15. The sheet post processing apparatus according to claim 14, wherein the gripper member has a first moving speed for moving the sheet stack from the waiting position to the nipping positions, a second moving speed for moving the sheet stack from the nipping position to the discharging position, a third moving speed for moving the sheet stack from the discharging position to the landing position, and a fourth moving speed for moving the sheet stack from the landing position to the nip releasing position, at least one of the first to fourth moving speeds being different from other moving speeds.
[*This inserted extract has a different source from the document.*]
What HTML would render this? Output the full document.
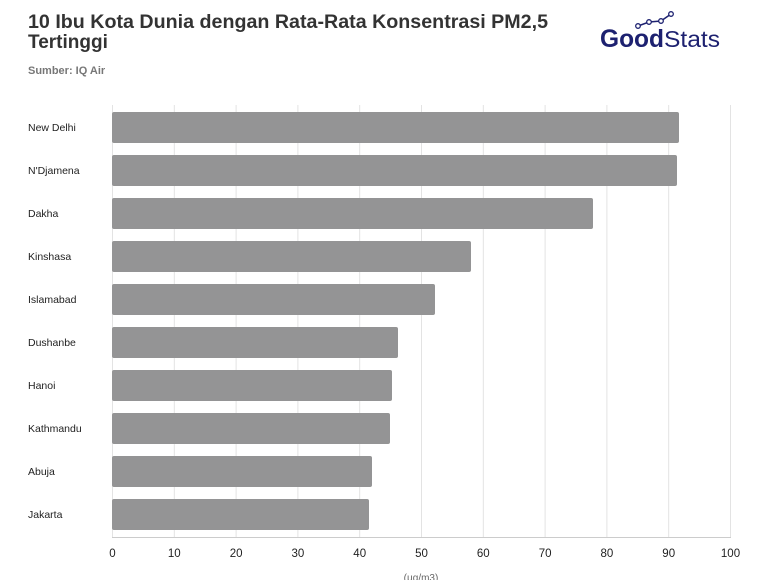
<!DOCTYPE html>
<html><head><meta charset="utf-8"><style>
body{margin:0;background:#fff;width:770px;height:580px;overflow:hidden;font-family:"Liberation Sans",sans-serif}
</style></head><body>
<svg width="770" height="580" xmlns="http://www.w3.org/2000/svg" font-family="Liberation Sans, sans-serif">
<text x="28" y="28" font-size="19" font-weight="bold" fill="#333" textLength="520" lengthAdjust="spacingAndGlyphs">10 Ibu Kota Dunia dengan Rata-Rata Konsentrasi PM2,5</text>
<text x="28" y="48" font-size="19" font-weight="bold" fill="#333">Tertinggi</text>
<text x="28" y="74" font-size="11" font-weight="bold" fill="#777">Sumber: IQ Air</text>
<g>
<polyline points="638,26 649,22 661,21 671,14" fill="none" stroke="#1d2170" stroke-width="1.5"/>
<circle cx="638" cy="26" r="2.3" fill="#fff" stroke="#1d2170" stroke-width="1.3"/>
<circle cx="649" cy="22" r="2.3" fill="#fff" stroke="#1d2170" stroke-width="1.3"/>
<circle cx="661" cy="21" r="2.3" fill="#fff" stroke="#1d2170" stroke-width="1.3"/>
<circle cx="671" cy="14" r="2.3" fill="#fff" stroke="#1d2170" stroke-width="1.3"/>
<text x="600" y="47" font-size="25" font-weight="bold" fill="#1d2170" textLength="64" lengthAdjust="spacingAndGlyphs">Good</text>
<text x="664" y="47" font-size="23" fill="#1d2170" textLength="56" lengthAdjust="spacingAndGlyphs">Stats</text>
</g>
<g stroke="#e3e3e3" stroke-width="1">
<line x1="112.5" y1="105" x2="112.5" y2="537"/>
<line x1="174.3" y1="105" x2="174.3" y2="537"/>
<line x1="236.1" y1="105" x2="236.1" y2="537"/>
<line x1="297.9" y1="105" x2="297.9" y2="537"/>
<line x1="359.7" y1="105" x2="359.7" y2="537"/>
<line x1="421.5" y1="105" x2="421.5" y2="537"/>
<line x1="483.3" y1="105" x2="483.3" y2="537"/>
<line x1="545.1" y1="105" x2="545.1" y2="537"/>
<line x1="606.9" y1="105" x2="606.9" y2="537"/>
<line x1="668.7" y1="105" x2="668.7" y2="537"/>
<line x1="730.5" y1="105" x2="730.5" y2="537"/>
<line x1="112" y1="537.5" x2="731" y2="537.5" stroke="#ccc"/>
</g>
<g fill="#949495">
<rect x="112" y="112" width="567" height="31" rx="2"/>
<rect x="112" y="155" width="565" height="31" rx="2"/>
<rect x="112" y="198" width="481" height="31" rx="2"/>
<rect x="112" y="241" width="359" height="31" rx="2"/>
<rect x="112" y="284" width="323" height="31" rx="2"/>
<rect x="112" y="327" width="286" height="31" rx="2"/>
<rect x="112" y="370" width="280" height="31" rx="2"/>
<rect x="112" y="413" width="278" height="31" rx="2"/>
<rect x="112" y="456" width="260" height="31" rx="2"/>
<rect x="112" y="499" width="257" height="31" rx="2"/>
</g>
<g font-size="10.5" fill="#222">
<text x="28" y="131">New Delhi</text>
<text x="28" y="174">N'Djamena</text>
<text x="28" y="217">Dakha</text>
<text x="28" y="260">Kinshasa</text>
<text x="28" y="303">Islamabad</text>
<text x="28" y="346">Dushanbe</text>
<text x="28" y="389">Hanoi</text>
<text x="28" y="432">Kathmandu</text>
<text x="28" y="475">Abuja</text>
<text x="28" y="518">Jakarta</text>
</g>
<g font-size="11.5" fill="#222" text-anchor="middle">
<text x="112.5" y="557">0</text><text x="174.3" y="557">10</text><text x="236.1" y="557">20</text>
<text x="297.9" y="557">30</text><text x="359.7" y="557">40</text><text x="421.5" y="557">50</text>
<text x="483.3" y="557">60</text><text x="545.1" y="557">70</text><text x="606.9" y="557">80</text>
<text x="668.7" y="557">90</text><text x="730.5" y="557">100</text>
<text x="421" y="581" font-size="10" fill="#666">(µg/m3)</text>
</g>
</svg>
</body></html>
16. The sheet post processing apparatus according to claim 15, wherein the gripper member has a grip portion gripping the sheet stack, the grip portion moving to a grip position for gripping the sheet stack on the accumulation tray, a discharge position for discharging the sheet stack to an upper part of the discharge tray, and a place position for placing the sheet stack discharged on the discharge position on the discharge tray, wherein the gripper member moves from the grip position to the discharge position higher than a moving speed from the discharge position to the placing position.

17. The sheet post processing apparatus according to claim 15, wherein the gripper member grips the sheet stack on the accumulation tray at a speed lower than the moving speed from the grip positions to the discharge position.

18. The sheet post processing apparatus according to claim 15, wherein the moving mechanism further comprises a crank mechanism which changes a rotation of the drive motor rotating in one direction into a reciprocal movement of the grip part, and a movement and moving speed of the gripper member are determined by a crank actuation of the crank mechanism.

19. The sheet post processing apparatus according to claim 15, wherein the sheet discharge tray has a standing face for regulating a back end of the sheet stack in the discharge direction, and the gripper member is successively guided by the moving mechanism to the grip position for gripping the sheet stack on the accumulation tray, the discharge position for discharging the sheet stack to an upper part of the discharge tray, and the place position for placing the sheet stack discharged on the discharge position on the discharge tray.

20. The sheet post processing apparatus according to claim 15, wherein the gripper member is further guided to the waiting position behind the accumulation tray, and is released from the guide means at the waiting position.